Beyond Macroprudential Regulation: Three ways of Thinking about Financial Crisis, Regulation and Reform

This paper considers the debate about the ‘macroprudential regulation’ of finance in the context of a broader view of the relation of finance to the real economy. Five ideas are central to the argument. The first idea is that the two dominant families of ideas about finance and its regulation share a failure of institutional imagination. Neoclassical economists blame localized market and regulatory failures for the troubles of finance. Keynesians invoke the way in which the money economy may amplify cycles of despondency and euphoria. Neither current of thought recognizes that the institutions of finance in particular, and of the market economy in general, can take different forms, with different consequences for the organization of production and exchange as well as for distribution. The second idea is that, under present arrangements, finance readily becomes the master rather than the servant of the real economy and lays itself open to recurrent booms and busts.
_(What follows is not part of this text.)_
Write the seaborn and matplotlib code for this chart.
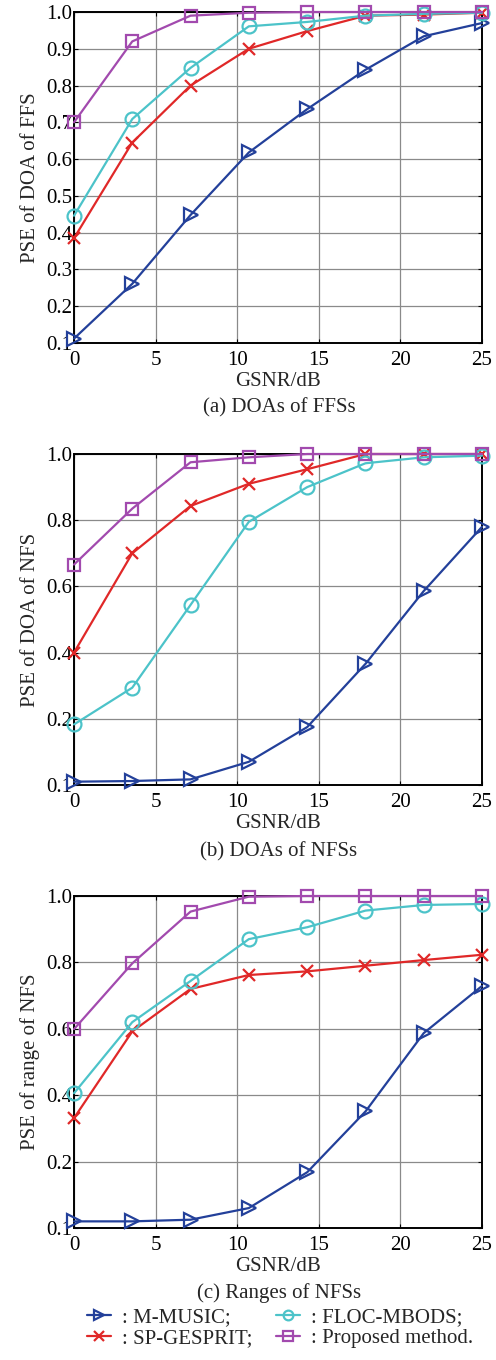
import numpy as np
import pandas as pd
import matplotlib
matplotlib.use("Agg")
import matplotlib.pyplot as plt
import seaborn as sns
from matplotlib.lines import Line2D

# ---------------- data ----------------
gsnr = [0, 3.57, 7.14, 10.71, 14.29, 17.86, 21.43, 25]
methods = ["M-MUSIC", "SP-GESPRIT", "FLOC-MBODS", "Proposed method"]

# (a) DOAs of FFSs
a_mmusic = [0.112, 0.261, 0.448, 0.618, 0.736, 0.843, 0.934, 0.970]
a_spgesprit = [0.385, 0.645, 0.800, 0.900, 0.948, 0.990, 0.993, 0.998]
a_floc = [0.446, 0.709, 0.848, 0.961, 0.973, 0.990, 0.995, 0.998]
a_proposed = [0.700, 0.920, 0.990, 0.998, 1.000, 1.000, 1.000, 1.000]

# (b) DOAs of NFSs
b_mmusic = [0.010, 0.012, 0.017, 0.070, 0.175, 0.366, 0.586, 0.780]
b_spgesprit = [0.400, 0.700, 0.843, 0.910, 0.954, 1.000, 1.000, 1.000]
b_floc = [0.183, 0.294, 0.544, 0.795, 0.900, 0.972, 0.990, 0.995]
b_proposed = [0.666, 0.835, 0.975, 0.990, 1.000, 1.000, 1.000, 1.000]

# (c) Ranges of NFSs
c_mmusic = [0.020, 0.020, 0.025, 0.060, 0.168, 0.351, 0.587, 0.729]
c_spgesprit = [0.331, 0.592, 0.720, 0.762, 0.773, 0.790, 0.807, 0.823]
c_floc = [0.406, 0.620, 0.744, 0.870, 0.906, 0.956, 0.973, 0.976]
c_proposed = [0.599, 0.797, 0.953, 0.998, 1.000, 1.000, 1.000, 1.000]

xticks = [0, 5, 10, 15, 20, 25]
a_yticks = [0.1, 0.2, 0.3, 0.4, 0.5, 0.6, 0.7, 0.8, 0.9, 1.0]
a_yticklabels = ["0.1", "0.2", "0.3", "0.4", "0.5", "0.6", "0.7", "0.8", "0.9", "1.0"]
bc_yticks = [0.0, 0.2, 0.4, 0.6, 0.8, 1.0]
bc_yticklabels = ["0.1", "0.2", "0.4", "0.6", "0.8", "1.0"]

ylabels = ["PSE of DOA of FFS", "PSE of DOA of NFS", "PSE of range of NFS"]
captions = ["(a) DOAs of FFSs", "(b) DOAs of NFSs", "(c) Ranges of NFSs"]
legend_labels = [": M-MUSIC;", ": SP-GESPRIT;", ": FLOC-MBODS;", ": Proposed method."]

# ---------------- style ----------------
sns.set_style("ticks")
plt.rcParams["font.family"] = ["Liberation Serif", "DejaVu Serif"]

colors = ["#23409a", "#e02828", "#4cc3c9", "#a24aae"]
markers = [">", "x", "o", "s"]
msizes = [10, 8, 10, 8]

W, H = 496, 1360
fig = plt.figure(figsize=(W / 100, H / 100), dpi=100)

panels = [
    (12, 343, [a_mmusic, a_spgesprit, a_floc, a_proposed], (0.1, 1.0), a_yticks, a_yticklabels),
    (454, 785, [b_mmusic, b_spgesprit, b_floc, b_proposed], (0.0, 1.0), bc_yticks, bc_yticklabels),
    (896, 1228, [c_mmusic, c_spgesprit, c_floc, c_proposed], (0.0, 1.0), bc_yticks, bc_yticklabels),
]
caption_y = [408, 852, 1293]

left_px, right_px = 74, 482
fs = 15
for i, (top, bot, series, ylim, yt, ytl) in enumerate(panels):
    ax = fig.add_axes([left_px / W, 1 - bot / H, (right_px - left_px) / W, (bot - top) / H])
    for j, vals in enumerate(series):
        df = pd.DataFrame({"GSNR": gsnr, "PSE": vals})
        fc = colors[j] if markers[j] == "x" else "none"
        sns.lineplot(data=df, x="GSNR", y="PSE", ax=ax, color=colors[j], lw=1.6,
                     marker=markers[j], markersize=msizes[j], markerfacecolor=fc,
                     markeredgecolor=colors[j], markeredgewidth=1.6, zorder=3 + j,
                     clip_on=False)
    ax.set_xlim(0, 25)
    ax.set_ylim(*ylim)
    ax.set_xticks(xticks)
    ax.set_xticklabels([str(t) for t in xticks])
    ax.set_yticks(yt)
    ax.set_yticklabels(ytl)
    ax.grid(True, color="#8a8a8a", lw=0.9)
    ax.set_axisbelow(True)
    for s in ax.spines.values():
        s.set_visible(True)
        s.set_color("black")
        s.set_linewidth(1.4)
    ax.tick_params(direction="in", length=3, width=0.8, labelsize=fs, colors="black",
                   top=True, right=True)
    ax.tick_params(axis="x", pad=6)
    ax.tick_params(axis="y", pad=1)
    ax.set_xlabel("GSNR/dB", fontsize=fs, labelpad=1)
    ax.set_ylabel(ylabels[i], fontsize=fs, labelpad=5)
    fig.text(279 / W, 1 - caption_y[i] / H, captions[i], fontsize=fs, ha="center", va="center")

handles = [Line2D([0], [0], color=colors[j], lw=1.6, marker=markers[j],
                  markersize=7,
                  markerfacecolor=(colors[j] if markers[j] == "x" else "none"),
                  markeredgecolor=colors[j], markeredgewidth=1.6) for j in range(4)]
fig.legend(handles, legend_labels, loc="center", bbox_to_anchor=(280 / W, 1 - 1328 / H),
           ncol=2, frameon=False, fontsize=fs, handlelength=1.15, handletextpad=0.5,
           columnspacing=1.15, labelspacing=0.05, borderaxespad=0, borderpad=0)

fig.savefig("out.png", dpi=100)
The third idea is that present arrangements can be reformed in ways that more effectively put finance at the service of the productive agenda of society. The fourth idea is that the regulation of finance, including what we now call macroprudential regulation, can and should be designed as initial moves in such an institutional reshaping. The fifth idea is that neoclassical and Keynesian conceptions are inadequate guides to the execution of this task. We can find in law and legal thought many of the intellectual and practical tools that we need.

Macroprudential regulation should be seen as the first step in the institutional reshaping of the financial system. The central principle of macroprudential regulation should be to hold finance to its central task of serving the productive agenda of society.
Regulatory reform, operating at both the national and the supranational level, should incorporate the following elements: (1) repudiation of regulatory dualism; (2) heightened scrutiny of certain classes of financial transactions lacking in any plausible relation to the expansion of GDP and the enhancement of productivity; and (3) a series of international and multilateral rules giving pride of place to all forms of investment in the real economy, and providing restrictive treatment for short term portfolio capital.
Comparative law and legal analysis, viewed as the study of actual and potential institutional set ups for different areas of social practice, including the area of finance, has a crucial role to play in expanding our understanding and imagination of alternative institutional strategies of reform.